RECORDED INFORMATION ->
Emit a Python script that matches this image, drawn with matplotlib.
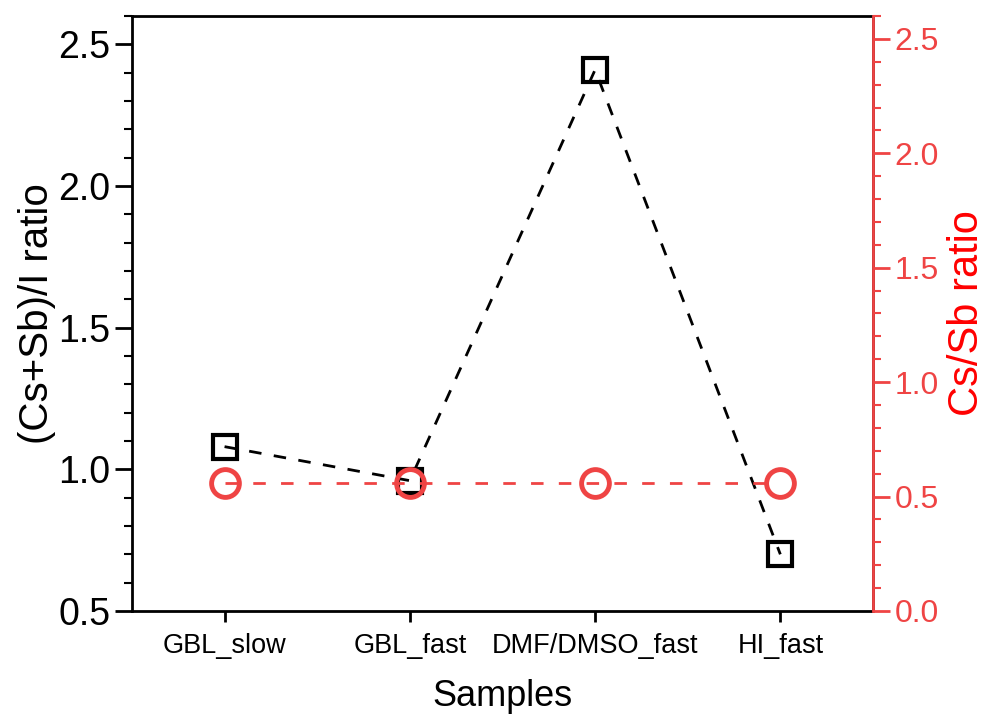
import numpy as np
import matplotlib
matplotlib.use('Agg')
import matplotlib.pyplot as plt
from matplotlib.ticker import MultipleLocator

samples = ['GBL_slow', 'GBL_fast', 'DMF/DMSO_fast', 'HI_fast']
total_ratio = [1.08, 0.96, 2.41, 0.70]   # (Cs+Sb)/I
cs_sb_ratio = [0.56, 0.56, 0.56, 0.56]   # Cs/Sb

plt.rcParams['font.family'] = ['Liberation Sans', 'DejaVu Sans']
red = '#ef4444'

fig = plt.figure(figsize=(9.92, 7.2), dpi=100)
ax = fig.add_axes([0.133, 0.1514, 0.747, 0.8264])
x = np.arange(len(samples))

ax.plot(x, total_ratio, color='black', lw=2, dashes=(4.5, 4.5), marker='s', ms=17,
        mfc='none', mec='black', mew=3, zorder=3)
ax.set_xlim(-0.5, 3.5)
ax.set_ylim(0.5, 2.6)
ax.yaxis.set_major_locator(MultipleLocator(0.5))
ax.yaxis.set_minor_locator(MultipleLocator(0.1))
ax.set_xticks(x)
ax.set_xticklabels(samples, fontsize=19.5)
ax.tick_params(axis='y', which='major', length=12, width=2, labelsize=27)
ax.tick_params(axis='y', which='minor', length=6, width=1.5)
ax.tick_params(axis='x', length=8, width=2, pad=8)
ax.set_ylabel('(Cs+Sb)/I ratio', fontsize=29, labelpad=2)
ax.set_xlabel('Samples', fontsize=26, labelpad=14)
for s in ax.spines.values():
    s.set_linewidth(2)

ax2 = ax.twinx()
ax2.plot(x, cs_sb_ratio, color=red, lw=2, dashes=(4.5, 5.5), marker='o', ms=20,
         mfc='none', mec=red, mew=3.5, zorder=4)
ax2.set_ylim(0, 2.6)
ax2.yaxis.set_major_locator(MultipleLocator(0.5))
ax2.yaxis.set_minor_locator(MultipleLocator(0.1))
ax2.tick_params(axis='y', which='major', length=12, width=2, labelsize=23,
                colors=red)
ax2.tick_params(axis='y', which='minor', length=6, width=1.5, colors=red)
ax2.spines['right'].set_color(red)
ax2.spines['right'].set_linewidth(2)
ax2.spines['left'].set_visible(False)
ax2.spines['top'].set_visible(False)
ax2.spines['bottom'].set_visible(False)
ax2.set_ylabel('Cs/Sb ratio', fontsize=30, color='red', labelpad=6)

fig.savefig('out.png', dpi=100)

STATED GOAL ->
Make an exact copy of all the material, but keep the pictures out of it.

EXERCISE RESPONSE ->
Emit a Python script that matches this image, drawn with matplotlib.
import numpy as np
import matplotlib
matplotlib.use('Agg')
import matplotlib.pyplot as plt
from matplotlib.ticker import MultipleLocator

samples = ['GBL_slow', 'GBL_fast', 'DMF/DMSO_fast', 'HI_fast']
total_ratio = [1.08, 0.96, 2.41, 0.70]   # (Cs+Sb)/I
cs_sb_ratio = [0.56, 0.56, 0.56, 0.56]   # Cs/Sb

plt.rcParams['font.family'] = ['Liberation Sans', 'DejaVu Sans']
red = '#ef4444'

fig = plt.figure(figsize=(9.92, 7.2), dpi=100)
ax = fig.add_axes([0.133, 0.1514, 0.747, 0.8264])
x = np.arange(len(samples))

ax.plot(x, total_ratio, color='black', lw=2, dashes=(4.5, 4.5), marker='s', ms=17,
        mfc='none', mec='black', mew=3, zorder=3)
ax.set_xlim(-0.5, 3.5)
ax.set_ylim(0.5, 2.6)
ax.yaxis.set_major_locator(MultipleLocator(0.5))
ax.yaxis.set_minor_locator(MultipleLocator(0.1))
ax.set_xticks(x)
ax.set_xticklabels(samples, fontsize=19.5)
ax.tick_params(axis='y', which='major', length=12, width=2, labelsize=27)
ax.tick_params(axis='y', which='minor', length=6, width=1.5)
ax.tick_params(axis='x', length=8, width=2, pad=8)
ax.set_ylabel('(Cs+Sb)/I ratio', fontsize=29, labelpad=2)
ax.set_xlabel('Samples', fontsize=26, labelpad=14)
for s in ax.spines.values():
    s.set_linewidth(2)

ax2 = ax.twinx()
ax2.plot(x, cs_sb_ratio, color=red, lw=2, dashes=(4.5, 5.5), marker='o', ms=20,
         mfc='none', mec=red, mew=3.5, zorder=4)
ax2.set_ylim(0, 2.6)
ax2.yaxis.set_major_locator(MultipleLocator(0.5))
ax2.yaxis.set_minor_locator(MultipleLocator(0.1))
ax2.tick_params(axis='y', which='major', length=12, width=2, labelsize=23,
                colors=red)
ax2.tick_params(axis='y', which='minor', length=6, width=1.5, colors=red)
ax2.spines['right'].set_color(red)
ax2.spines['right'].set_linewidth(2)
ax2.spines['left'].set_visible(False)
ax2.spines['top'].set_visible(False)
ax2.spines['bottom'].set_visible(False)
ax2.set_ylabel('Cs/Sb ratio', fontsize=30, color='red', labelpad=6)

fig.savefig('out.png', dpi=100)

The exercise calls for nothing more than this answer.